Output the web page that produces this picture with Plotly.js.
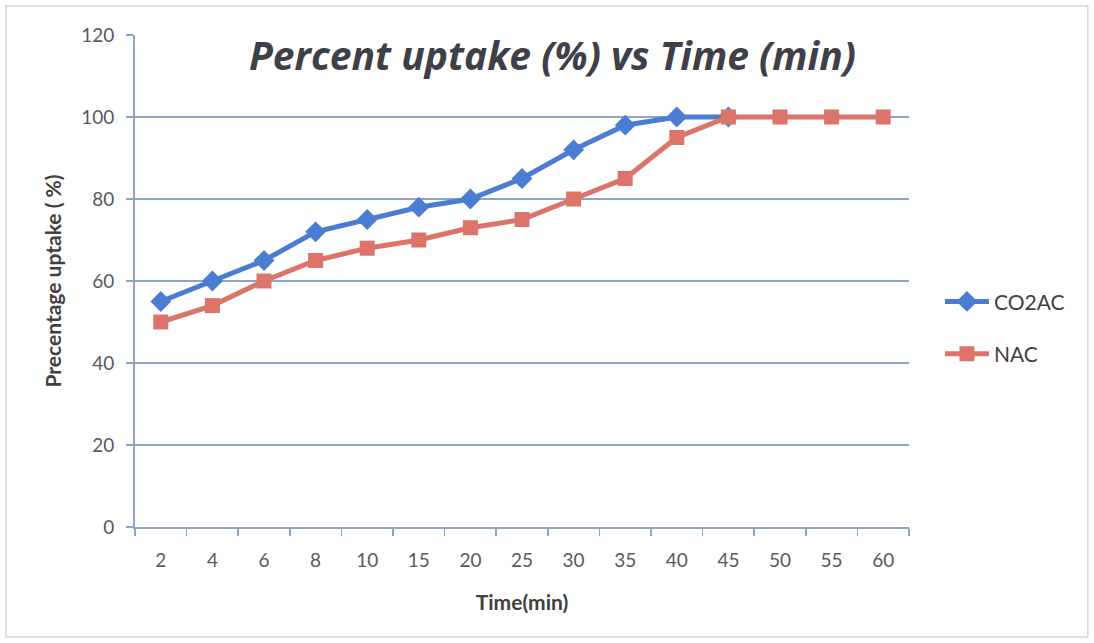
<!DOCTYPE html>
<html>
<head>
<meta charset="utf-8">
<script src="https://cdn.plot.ly/plotly-3.0.1.min.js"></script>
<style>html,body{margin:0;padding:0;background:#fff;}#chart{width:1094px;height:643px;}</style>
</head>
<body>
<div id="chart"></div>
<script>
const categories = ["2","4","6","8","10","15","20","25","30","35","40","45","50","55","60"];
const co2acValues = [55,60,65,72,75,78,80,85,92,98,100,100];
const nacValues = [50,54,60,65,68,70,73,75,80,85,95,100,100,100,100];
const yTicks = [0,20,40,60,80,100,120];

const fontFam = "Lato, 'Open Sans', sans-serif";

const traces = [
  {
    x: categories.slice(0, co2acValues.length), y: co2acValues, name: "CO2AC",
    type: "scatter", mode: "lines+markers", legendgroup: "a",
    line: {color: "#4a7dd1", width: 5},
    marker: {symbol: "diamond", size: 16, color: "#4a7dd1"}
  },
  {
    x: categories, y: nacValues, name: "NAC",
    type: "scatter", mode: "lines+markers", legendgroup: "b",
    line: {color: "#dc746a", width: 5},
    marker: {symbol: "square", size: 15, color: "#dc746a"}
  }
];

const layout = {
  width: 1094, height: 643,
  margin: {l: 135, r: 185, t: 35, b: 116},
  paper_bgcolor: "#ffffff", plot_bgcolor: "#ffffff",
  showlegend: true,
  title: {
    text: "<b><i>Percent uptake (%) vs Time (min)</i></b>",
    font: {family: "'Open Sans', sans-serif", size: 39, color: "#3f4047"},
    x: 0.505, xanchor: "center", y: 0.912, yanchor: "middle", xref: "container", yref: "container"
  },
  xaxis: {
    type: "category", categoryorder: "array", categoryarray: categories,
    range: [-0.5, 14.5],
    showgrid: false, zeroline: false,
    showline: true, linecolor: "#8fa3c8", linewidth: 2,
    ticks: "outside", tickson: "boundaries", ticklen: 7, tickcolor: "#8fa3c8", tickwidth: 1.5,
    ticklabelstandoff: 15,
    tickfont: {family: fontFam, size: 19, color: "#595959"},
    title: {text: "<b>Time(min)</b>", font: {family: fontFam, size: 21, color: "#404040"}, standoff: 26}
  },
  yaxis: {
    range: [0, 120], tickvals: yTicks,
    showgrid: true, gridcolor: "#8fa3c8", gridwidth: 1.5,
    zeroline: false,
    showline: true, linecolor: "#8fa3c8", linewidth: 2,
    ticks: "outside", ticklen: 7, tickcolor: "#8fa3c8", tickwidth: 1.5,
    ticklabelstandoff: 8,
    tickfont: {family: fontFam, size: 19, color: "#595959"},
    title: {text: "<b>Precentage uptake ( %)</b>", font: {family: fontFam, size: 21, color: "#404040"}, standoff: 14}
  },
  legend: {
    x: 1.04, xanchor: "left", y: 0.405, yanchor: "middle",
    font: {family: fontFam, size: 21, color: "#404040"},
    traceorder: "grouped", tracegroupgap: 22,
    bgcolor: "rgba(0,0,0,0)", itemwidth: 44
  },
  shapes: [{
    type: "rect", xref: "paper", yref: "paper",
    x0: -0.1667, x1: 1.231, y0: -0.2236, y1: 1.059,
    line: {color: "#d6d6d6", width: 1.5}, fillcolor: "rgba(0,0,0,0)", layer: "below"
  }]
};

Plotly.newPlot("chart", traces, layout, {displayModeBar: false, staticPlot: true});
</script>
</body>
</html>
★ ★ ★
Except for the pictures, copy the material above exactly.

The result:
Output the web page that produces this picture with Plotly.js.
<!DOCTYPE html>
<html>
<head>
<meta charset="utf-8">
<script src="https://cdn.plot.ly/plotly-3.0.1.min.js"></script>
<style>html,body{margin:0;padding:0;background:#fff;}#chart{width:1094px;height:643px;}</style>
</head>
<body>
<div id="chart"></div>
<script>
const categories = ["2","4","6","8","10","15","20","25","30","35","40","45","50","55","60"];
const co2acValues = [55,60,65,72,75,78,80,85,92,98,100,100];
const nacValues = [50,54,60,65,68,70,73,75,80,85,95,100,100,100,100];
const yTicks = [0,20,40,60,80,100,120];

const fontFam = "Lato, 'Open Sans', sans-serif";

const traces = [
  {
    x: categories.slice(0, co2acValues.length), y: co2acValues, name: "CO2AC",
    type: "scatter", mode: "lines+markers", legendgroup: "a",
    line: {color: "#4a7dd1", width: 5},
    marker: {symbol: "diamond", size: 16, color: "#4a7dd1"}
  },
  {
    x: categories, y: nacValues, name: "NAC",
    type: "scatter", mode: "lines+markers", legendgroup: "b",
    line: {color: "#dc746a", width: 5},
    marker: {symbol: "square", size: 15, color: "#dc746a"}
  }
];

const layout = {
  width: 1094, height: 643,
  margin: {l: 135, r: 185, t: 35, b: 116},
  paper_bgcolor: "#ffffff", plot_bgcolor: "#ffffff",
  showlegend: true,
  title: {
    text: "<b><i>Percent uptake (%) vs Time (min)</i></b>",
    font: {family: "'Open Sans', sans-serif", size: 39, color: "#3f4047"},
    x: 0.505, xanchor: "center", y: 0.912, yanchor: "middle", xref: "container", yref: "container"
  },
  xaxis: {
    type: "category", categoryorder: "array", categoryarray: categories,
    range: [-0.5, 14.5],
    showgrid: false, zeroline: false,
    showline: true, linecolor: "#8fa3c8", linewidth: 2,
    ticks: "outside", tickson: "boundaries", ticklen: 7, tickcolor: "#8fa3c8", tickwidth: 1.5,
    ticklabelstandoff: 15,
    tickfont: {family: fontFam, size: 19, color: "#595959"},
    title: {text: "<b>Time(min)</b>", font: {family: fontFam, size: 21, color: "#404040"}, standoff: 26}
  },
  yaxis: {
    range: [0, 120], tickvals: yTicks,
    showgrid: true, gridcolor: "#8fa3c8", gridwidth: 1.5,
    zeroline: false,
    showline: true, linecolor: "#8fa3c8", linewidth: 2,
    ticks: "outside", ticklen: 7, tickcolor: "#8fa3c8", tickwidth: 1.5,
    ticklabelstandoff: 8,
    tickfont: {family: fontFam, size: 19, color: "#595959"},
    title: {text: "<b>Precentage uptake ( %)</b>", font: {family: fontFam, size: 21, color: "#404040"}, standoff: 14}
  },
  legend: {
    x: 1.04, xanchor: "left", y: 0.405, yanchor: "middle",
    font: {family: fontFam, size: 21, color: "#404040"},
    traceorder: "grouped", tracegroupgap: 22,
    bgcolor: "rgba(0,0,0,0)", itemwidth: 44
  },
  shapes: [{
    type: "rect", xref: "paper", yref: "paper",
    x0: -0.1667, x1: 1.231, y0: -0.2236, y1: 1.059,
    line: {color: "#d6d6d6", width: 1.5}, fillcolor: "rgba(0,0,0,0)", layer: "below"
  }]
};

Plotly.newPlot("chart", traces, layout, {displayModeBar: false, staticPlot: true});
</script>
</body>
</html>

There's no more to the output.